## TASK TO CARRY OUT:
Quote the data exactly, first line to the line containing "y_tick_text = ['500', '1", with no pictures.

## EXERCISE INPUTS:

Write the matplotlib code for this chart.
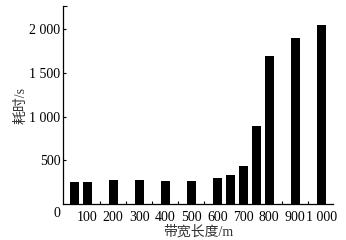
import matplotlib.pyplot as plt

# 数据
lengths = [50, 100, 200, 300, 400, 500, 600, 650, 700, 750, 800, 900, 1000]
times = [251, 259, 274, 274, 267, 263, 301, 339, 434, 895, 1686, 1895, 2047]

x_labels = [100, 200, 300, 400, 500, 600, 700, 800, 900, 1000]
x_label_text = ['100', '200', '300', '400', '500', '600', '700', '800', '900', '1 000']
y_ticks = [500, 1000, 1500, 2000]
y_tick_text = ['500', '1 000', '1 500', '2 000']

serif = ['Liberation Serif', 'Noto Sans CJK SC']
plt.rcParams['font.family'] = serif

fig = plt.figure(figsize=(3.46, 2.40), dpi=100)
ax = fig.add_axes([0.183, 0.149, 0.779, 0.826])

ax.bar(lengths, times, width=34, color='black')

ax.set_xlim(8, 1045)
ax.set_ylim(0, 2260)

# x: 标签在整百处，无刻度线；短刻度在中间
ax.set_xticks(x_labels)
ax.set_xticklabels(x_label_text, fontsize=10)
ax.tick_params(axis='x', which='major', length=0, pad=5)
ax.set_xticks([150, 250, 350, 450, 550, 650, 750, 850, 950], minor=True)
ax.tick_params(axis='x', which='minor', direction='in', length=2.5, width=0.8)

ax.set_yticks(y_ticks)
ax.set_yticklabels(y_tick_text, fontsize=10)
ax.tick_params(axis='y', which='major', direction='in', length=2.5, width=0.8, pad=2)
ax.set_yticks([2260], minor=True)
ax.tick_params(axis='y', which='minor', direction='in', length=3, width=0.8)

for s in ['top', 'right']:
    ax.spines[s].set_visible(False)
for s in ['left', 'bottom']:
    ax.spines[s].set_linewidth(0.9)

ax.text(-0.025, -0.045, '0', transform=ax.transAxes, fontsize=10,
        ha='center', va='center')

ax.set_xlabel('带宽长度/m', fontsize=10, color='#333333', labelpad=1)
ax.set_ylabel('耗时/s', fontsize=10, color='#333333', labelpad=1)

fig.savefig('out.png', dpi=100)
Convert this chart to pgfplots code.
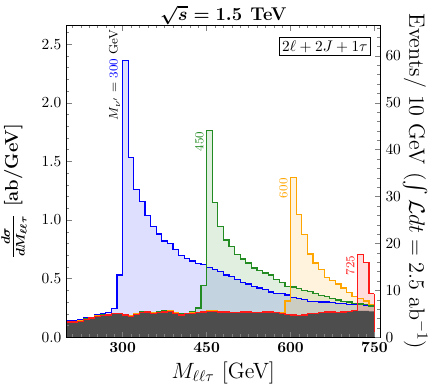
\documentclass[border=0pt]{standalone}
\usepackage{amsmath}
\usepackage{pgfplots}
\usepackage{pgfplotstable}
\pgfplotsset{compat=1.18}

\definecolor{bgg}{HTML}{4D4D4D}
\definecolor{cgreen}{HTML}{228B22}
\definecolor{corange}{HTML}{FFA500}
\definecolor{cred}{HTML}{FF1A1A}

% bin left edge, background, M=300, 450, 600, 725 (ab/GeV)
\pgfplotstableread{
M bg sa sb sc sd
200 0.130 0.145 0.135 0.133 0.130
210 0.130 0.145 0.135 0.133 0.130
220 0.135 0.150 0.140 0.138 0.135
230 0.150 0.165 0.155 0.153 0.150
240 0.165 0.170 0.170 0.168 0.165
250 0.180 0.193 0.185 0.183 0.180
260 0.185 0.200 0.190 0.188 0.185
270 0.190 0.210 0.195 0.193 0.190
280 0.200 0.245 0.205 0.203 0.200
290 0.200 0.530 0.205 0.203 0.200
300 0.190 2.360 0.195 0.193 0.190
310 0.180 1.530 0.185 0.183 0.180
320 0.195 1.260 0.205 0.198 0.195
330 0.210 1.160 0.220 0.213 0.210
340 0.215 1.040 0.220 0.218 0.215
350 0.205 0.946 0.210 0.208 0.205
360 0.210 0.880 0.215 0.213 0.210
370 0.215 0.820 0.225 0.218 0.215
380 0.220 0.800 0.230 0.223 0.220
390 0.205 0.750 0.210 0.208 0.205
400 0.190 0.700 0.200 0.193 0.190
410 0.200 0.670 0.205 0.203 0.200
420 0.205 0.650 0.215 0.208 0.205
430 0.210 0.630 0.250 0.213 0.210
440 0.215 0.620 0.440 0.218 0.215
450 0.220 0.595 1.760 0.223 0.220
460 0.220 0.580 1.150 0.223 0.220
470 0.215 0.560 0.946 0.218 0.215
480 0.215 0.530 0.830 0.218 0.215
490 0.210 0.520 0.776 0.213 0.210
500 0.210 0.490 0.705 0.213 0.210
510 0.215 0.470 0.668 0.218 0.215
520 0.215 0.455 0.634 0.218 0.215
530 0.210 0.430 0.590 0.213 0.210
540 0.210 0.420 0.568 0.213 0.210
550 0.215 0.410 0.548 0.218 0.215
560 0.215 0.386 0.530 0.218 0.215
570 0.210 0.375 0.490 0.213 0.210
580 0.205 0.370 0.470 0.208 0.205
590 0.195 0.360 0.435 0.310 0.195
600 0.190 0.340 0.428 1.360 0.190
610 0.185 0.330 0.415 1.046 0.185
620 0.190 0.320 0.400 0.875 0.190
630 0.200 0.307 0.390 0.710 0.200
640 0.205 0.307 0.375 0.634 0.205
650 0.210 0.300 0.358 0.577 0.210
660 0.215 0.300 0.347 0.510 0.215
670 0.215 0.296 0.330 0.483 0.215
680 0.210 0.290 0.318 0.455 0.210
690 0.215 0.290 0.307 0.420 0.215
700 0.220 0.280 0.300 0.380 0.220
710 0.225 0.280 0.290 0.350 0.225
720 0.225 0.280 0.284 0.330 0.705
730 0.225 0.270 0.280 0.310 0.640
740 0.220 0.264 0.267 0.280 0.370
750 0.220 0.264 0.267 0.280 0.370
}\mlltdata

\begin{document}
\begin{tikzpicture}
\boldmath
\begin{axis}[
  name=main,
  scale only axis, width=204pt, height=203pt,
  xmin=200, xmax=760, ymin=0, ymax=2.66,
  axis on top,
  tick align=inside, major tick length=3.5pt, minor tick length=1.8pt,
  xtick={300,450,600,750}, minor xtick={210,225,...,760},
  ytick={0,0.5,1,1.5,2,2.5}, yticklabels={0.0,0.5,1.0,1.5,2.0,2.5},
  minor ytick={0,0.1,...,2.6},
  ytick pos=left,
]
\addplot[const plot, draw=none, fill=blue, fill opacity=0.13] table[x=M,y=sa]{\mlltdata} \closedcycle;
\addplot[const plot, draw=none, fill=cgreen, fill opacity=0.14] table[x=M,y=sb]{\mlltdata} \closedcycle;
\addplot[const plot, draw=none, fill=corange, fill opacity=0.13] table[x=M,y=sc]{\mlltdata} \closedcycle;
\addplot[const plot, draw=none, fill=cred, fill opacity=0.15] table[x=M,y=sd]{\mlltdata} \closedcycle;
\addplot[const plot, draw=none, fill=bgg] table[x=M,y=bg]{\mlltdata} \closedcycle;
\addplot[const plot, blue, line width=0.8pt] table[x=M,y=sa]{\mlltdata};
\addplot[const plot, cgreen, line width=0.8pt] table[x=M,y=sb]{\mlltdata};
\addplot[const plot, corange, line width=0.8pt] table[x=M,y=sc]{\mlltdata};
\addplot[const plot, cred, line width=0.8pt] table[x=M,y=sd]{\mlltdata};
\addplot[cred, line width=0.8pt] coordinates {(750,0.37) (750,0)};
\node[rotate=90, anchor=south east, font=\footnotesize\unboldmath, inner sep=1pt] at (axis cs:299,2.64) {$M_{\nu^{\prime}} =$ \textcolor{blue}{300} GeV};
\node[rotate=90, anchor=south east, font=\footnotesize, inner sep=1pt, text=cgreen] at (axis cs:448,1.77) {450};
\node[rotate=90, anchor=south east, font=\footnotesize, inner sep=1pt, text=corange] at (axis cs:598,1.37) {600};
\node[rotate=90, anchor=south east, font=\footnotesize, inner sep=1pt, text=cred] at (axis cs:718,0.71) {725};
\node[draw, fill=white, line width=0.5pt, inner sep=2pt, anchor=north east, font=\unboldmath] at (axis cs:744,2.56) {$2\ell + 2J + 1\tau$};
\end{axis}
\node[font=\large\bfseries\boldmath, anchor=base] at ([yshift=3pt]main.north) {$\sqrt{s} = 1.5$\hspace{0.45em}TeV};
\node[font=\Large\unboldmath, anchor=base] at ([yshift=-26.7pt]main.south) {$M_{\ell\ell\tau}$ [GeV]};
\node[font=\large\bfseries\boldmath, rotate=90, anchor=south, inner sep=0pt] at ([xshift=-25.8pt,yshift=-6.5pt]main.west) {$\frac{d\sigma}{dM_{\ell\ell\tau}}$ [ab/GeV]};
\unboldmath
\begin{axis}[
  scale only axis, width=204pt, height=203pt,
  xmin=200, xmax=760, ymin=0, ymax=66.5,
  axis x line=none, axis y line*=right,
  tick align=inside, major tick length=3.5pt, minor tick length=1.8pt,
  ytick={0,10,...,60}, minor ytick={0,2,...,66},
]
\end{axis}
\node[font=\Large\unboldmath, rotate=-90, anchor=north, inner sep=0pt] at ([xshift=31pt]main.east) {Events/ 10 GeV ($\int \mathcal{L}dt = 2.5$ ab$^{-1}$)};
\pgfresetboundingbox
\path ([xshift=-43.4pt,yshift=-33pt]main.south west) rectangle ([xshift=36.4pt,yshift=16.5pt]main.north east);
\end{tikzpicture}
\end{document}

## RESULT BELOW:
Write the matplotlib code for this chart.
import matplotlib.pyplot as plt

# 数据
lengths = [50, 100, 200, 300, 400, 500, 600, 650, 700, 750, 800, 900, 1000]
times = [251, 259, 274, 274, 267, 263, 301, 339, 434, 895, 1686, 1895, 2047]

x_labels = [100, 200, 300, 400, 500, 600, 700, 800, 900, 1000]
x_label_text = ['100', '200', '300', '400', '500', '600', '700', '800', '900', '1 000']
y_ticks = [500, 1000, 1500, 2000]
y_tick_text = ['500', '1 000', '1 500', '2 000']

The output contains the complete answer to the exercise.